Yamatai, meanwhile, is one of the most debated topics in Japanese historiography and full of controversy and fierce debate at every turn. While a real place, the domain of Priest-Queen Himiko, it’s location is lost to history and consensus suggests its location is either northern Kyūshū or Yamato Province of central Honshū.

While the claims of Professor Masaaki Kimura appeal to our sense of wonder and attraction to the mysterious, the link to theories such as “Mu” do him no favours amongst the scientific community and sceptics alike. Neither the Japanese government’s Agency for Cultural Affairs nor the government of Okinawa Prefecture recognise the Yonaguni Monument as points of cultural interest. Yet, Kimura is far from alone in his belief, even amongst scientists, with Toru Ouchi, an associate professor of seismology at Kobe University, supporting Kimura’s hypothesis.
“I’ve dived there as well and touched the pyramid. What Professor Kimura says is not exaggerated at all. It’s easy to tell that those relics were not caused by earthquakes.”
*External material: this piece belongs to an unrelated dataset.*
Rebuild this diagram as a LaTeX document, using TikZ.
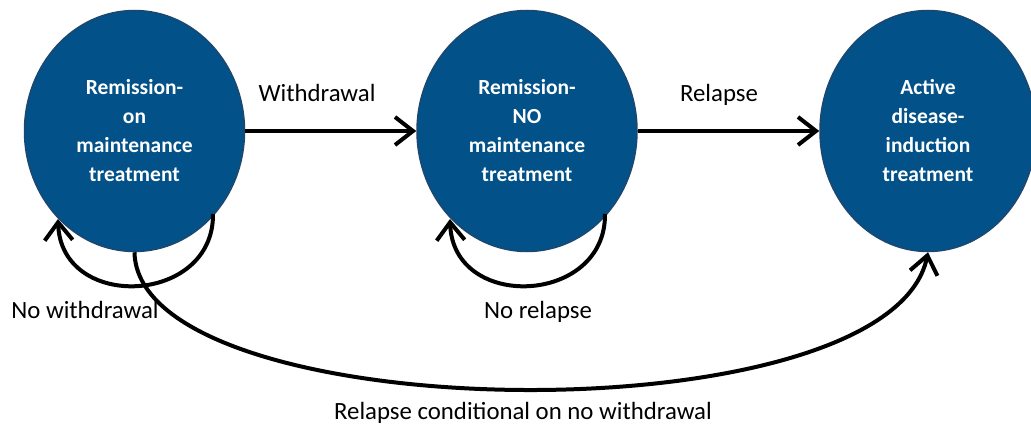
\documentclass[tikz,border=0pt]{standalone}
\usepackage{fontspec}
\setmainfont{Carlito}
\usetikzlibrary{shapes.geometric,arrows.meta}
\definecolor{statefill}{RGB}{2,81,137}
\definecolor{stateedge}{RGB}{28,72,112}
\tikzset{
  state/.style={ellipse, draw=stateedge, line width=1.5pt, fill=statefill,
    inner sep=0pt, text=white, align=center,
    font=\fontsize{21.5}{29}\selectfont\bfseries},
  flow/.style={line width=4pt, -{Straight Barb[length=18pt,width=28pt,line width=4pt]}},
  lbl/.style={anchor=base, inner sep=0pt, font=\fontsize{24.8}{30}\selectfont}
}
\begin{document}
\begin{tikzpicture}[x=1pt,y=-1pt]
  \useasboundingbox (0,0) rectangle (1031,425);
  \begin{scope}
    \clip (0,0) rectangle (1031,425);
    \node[state, minimum width=220pt, minimum height=241pt] (on) at (134.5,131) {Remission-\\on\\maintenance\\treatment};
    \node[state, minimum width=220pt, minimum height=241pt] (off) at (527,131) {Remission-\\NO\\maintenance\\treatment};
    \node[state, minimum width=216pt, minimum height=241pt] (act) at (928,131) {Active\\disease-\\induction\\treatment};
  \end{scope}

  % transitions between states
  \draw[flow] (on.east) -- (off.west);
  \draw[flow] (off.east) -- (act.west);

  % self loops
  \coordinate (onout) at (213,214);
  \coordinate (onin)  at (58,219);
  \draw[flow] (onout) .. controls (214,305) and (61,312) .. (onin);
  \coordinate (offout) at (605,214);
  \coordinate (offin)  at (450,219);
  \draw[flow] (offout) .. controls (606,305) and (453,312) .. (offin);

  % relapse while on maintenance
  \draw[flow] (on.south) .. controls (138,430) and (890,440) .. (act.south);

  % labels
  \node[lbl] (lw) at (317,102) {Withdrawal};
  \node[lbl] (lr) at (719,102) {Relapse};
  \node[lbl] (lnw) at (85,318) {No withdrawal};
  \node[lbl] (lnr) at (538,318) {No relapse};
  \node[lbl] (lc) at (523,419) {Relapse conditional on no withdrawal};
\end{tikzpicture}
\end{document}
Toru Ouchi, as quoted by National Geographic
The district of Yonaguni officially owns the mysterious formations, and both tourists and researchers alike can freely dive at the site. Whether the structures are genuinely manmade or merely the work of the planet’s extraordinary natural processes, they remain a breathtaking sight. Should readers ever find themselves seeking adventure in Japan, perhaps Professor Kimura’s experience offers advice for researchers and the public that they may wish to visit and judge for themselves.
“The best way to get a definitive answer about their origins is to keep going back and collecting more evidence. If I’d not had a chance to see these structures for myself, I might be sceptical as well.”